### Goal:
Everything from the first line down to the line containing "const rows = quarters.map((q, i)" is to be retyped exactly, both ends included, with pictures left out.

### Dataset excerpt:
-- begin --

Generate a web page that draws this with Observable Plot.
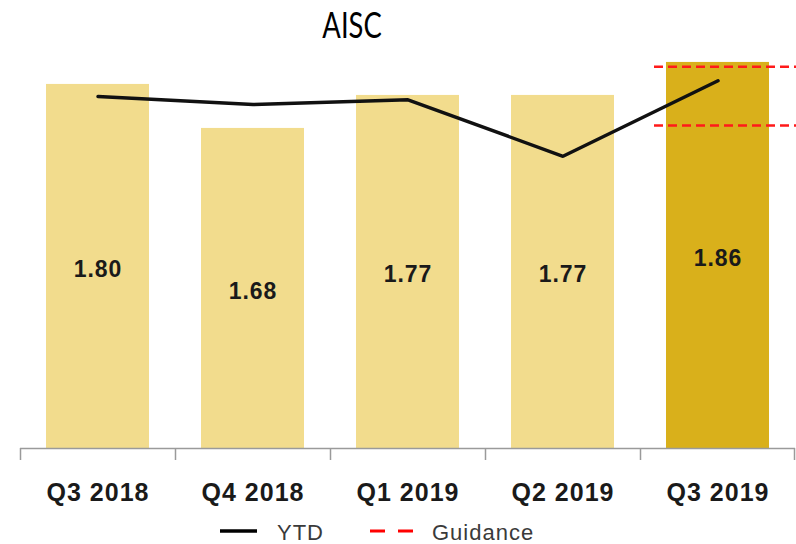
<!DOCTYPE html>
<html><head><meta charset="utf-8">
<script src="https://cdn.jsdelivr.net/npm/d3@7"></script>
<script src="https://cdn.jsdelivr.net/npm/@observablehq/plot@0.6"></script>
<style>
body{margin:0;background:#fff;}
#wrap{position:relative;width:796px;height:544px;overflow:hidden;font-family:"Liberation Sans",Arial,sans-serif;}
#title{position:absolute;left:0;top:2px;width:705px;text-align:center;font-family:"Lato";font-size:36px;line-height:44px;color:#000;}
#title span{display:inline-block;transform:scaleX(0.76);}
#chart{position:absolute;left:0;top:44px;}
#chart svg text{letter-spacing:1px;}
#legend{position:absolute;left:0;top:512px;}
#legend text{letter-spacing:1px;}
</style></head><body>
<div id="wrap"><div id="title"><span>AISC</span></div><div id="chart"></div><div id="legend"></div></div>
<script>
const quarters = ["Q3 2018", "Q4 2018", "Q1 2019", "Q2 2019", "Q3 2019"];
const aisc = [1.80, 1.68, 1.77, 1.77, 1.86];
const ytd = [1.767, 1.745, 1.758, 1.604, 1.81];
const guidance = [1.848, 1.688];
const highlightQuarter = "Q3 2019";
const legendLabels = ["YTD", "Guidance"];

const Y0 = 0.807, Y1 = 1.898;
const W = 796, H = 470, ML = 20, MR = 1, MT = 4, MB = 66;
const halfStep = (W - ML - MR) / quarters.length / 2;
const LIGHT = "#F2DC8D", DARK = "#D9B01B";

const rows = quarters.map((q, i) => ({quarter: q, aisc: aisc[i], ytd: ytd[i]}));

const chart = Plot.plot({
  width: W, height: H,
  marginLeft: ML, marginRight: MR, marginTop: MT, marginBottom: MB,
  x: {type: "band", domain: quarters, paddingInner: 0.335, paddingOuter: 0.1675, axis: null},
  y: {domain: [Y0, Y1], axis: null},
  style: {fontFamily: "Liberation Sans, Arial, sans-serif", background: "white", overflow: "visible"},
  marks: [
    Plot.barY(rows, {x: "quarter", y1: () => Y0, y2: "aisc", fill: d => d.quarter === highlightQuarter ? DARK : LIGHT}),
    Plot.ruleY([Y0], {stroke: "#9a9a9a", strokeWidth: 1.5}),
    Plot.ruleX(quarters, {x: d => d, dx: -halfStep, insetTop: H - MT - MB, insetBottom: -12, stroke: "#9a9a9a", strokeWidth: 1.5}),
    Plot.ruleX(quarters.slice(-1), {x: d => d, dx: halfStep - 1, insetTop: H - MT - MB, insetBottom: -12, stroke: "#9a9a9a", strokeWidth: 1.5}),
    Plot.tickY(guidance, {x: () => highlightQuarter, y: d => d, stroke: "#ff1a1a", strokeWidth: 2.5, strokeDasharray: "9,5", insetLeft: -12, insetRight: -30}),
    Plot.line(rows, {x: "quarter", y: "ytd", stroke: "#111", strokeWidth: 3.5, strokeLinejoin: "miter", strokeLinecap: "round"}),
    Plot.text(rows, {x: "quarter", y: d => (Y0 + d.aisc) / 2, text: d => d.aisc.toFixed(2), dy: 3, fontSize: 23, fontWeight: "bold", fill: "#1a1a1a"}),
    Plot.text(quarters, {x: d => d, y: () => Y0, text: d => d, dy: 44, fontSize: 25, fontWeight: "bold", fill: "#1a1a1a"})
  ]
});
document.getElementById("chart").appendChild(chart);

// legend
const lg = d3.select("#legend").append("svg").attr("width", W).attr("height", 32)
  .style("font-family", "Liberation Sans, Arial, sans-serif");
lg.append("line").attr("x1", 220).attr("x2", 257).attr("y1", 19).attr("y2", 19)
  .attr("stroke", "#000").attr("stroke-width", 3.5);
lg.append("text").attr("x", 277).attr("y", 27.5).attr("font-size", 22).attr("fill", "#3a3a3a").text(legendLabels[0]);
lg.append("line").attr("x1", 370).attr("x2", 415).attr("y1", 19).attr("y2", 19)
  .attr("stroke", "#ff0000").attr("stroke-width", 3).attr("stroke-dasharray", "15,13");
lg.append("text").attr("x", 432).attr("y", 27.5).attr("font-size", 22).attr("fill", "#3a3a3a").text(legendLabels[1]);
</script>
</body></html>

-- end --

### Result:
Generate a web page that draws this with Observable Plot.
<!DOCTYPE html>
<html><head><meta charset="utf-8">
<script src="https://cdn.jsdelivr.net/npm/d3@7"></script>
<script src="https://cdn.jsdelivr.net/npm/@observablehq/plot@0.6"></script>
<style>
body{margin:0;background:#fff;}
#wrap{position:relative;width:796px;height:544px;overflow:hidden;font-family:"Liberation Sans",Arial,sans-serif;}
#title{position:absolute;left:0;top:2px;width:705px;text-align:center;font-family:"Lato";font-size:36px;line-height:44px;color:#000;}
#title span{display:inline-block;transform:scaleX(0.76);}
#chart{position:absolute;left:0;top:44px;}
#chart svg text{letter-spacing:1px;}
#legend{position:absolute;left:0;top:512px;}
#legend text{letter-spacing:1px;}
</style></head><body>
<div id="wrap"><div id="title"><span>AISC</span></div><div id="chart"></div><div id="legend"></div></div>
<script>
const quarters = ["Q3 2018", "Q4 2018", "Q1 2019", "Q2 2019", "Q3 2019"];
const aisc = [1.80, 1.68, 1.77, 1.77, 1.86];
const ytd = [1.767, 1.745, 1.758, 1.604, 1.81];
const guidance = [1.848, 1.688];
const highlightQuarter = "Q3 2019";
const legendLabels = ["YTD", "Guidance"];

const Y0 = 0.807, Y1 = 1.898;
const W = 796, H = 470, ML = 20, MR = 1, MT = 4, MB = 66;
const halfStep = (W - ML - MR) / quarters.length / 2;
const LIGHT = "#F2DC8D", DARK = "#D9B01B";

const rows = quarters.map((q, i) => ({quarter: q, aisc: aisc[i], ytd: ytd[i]}));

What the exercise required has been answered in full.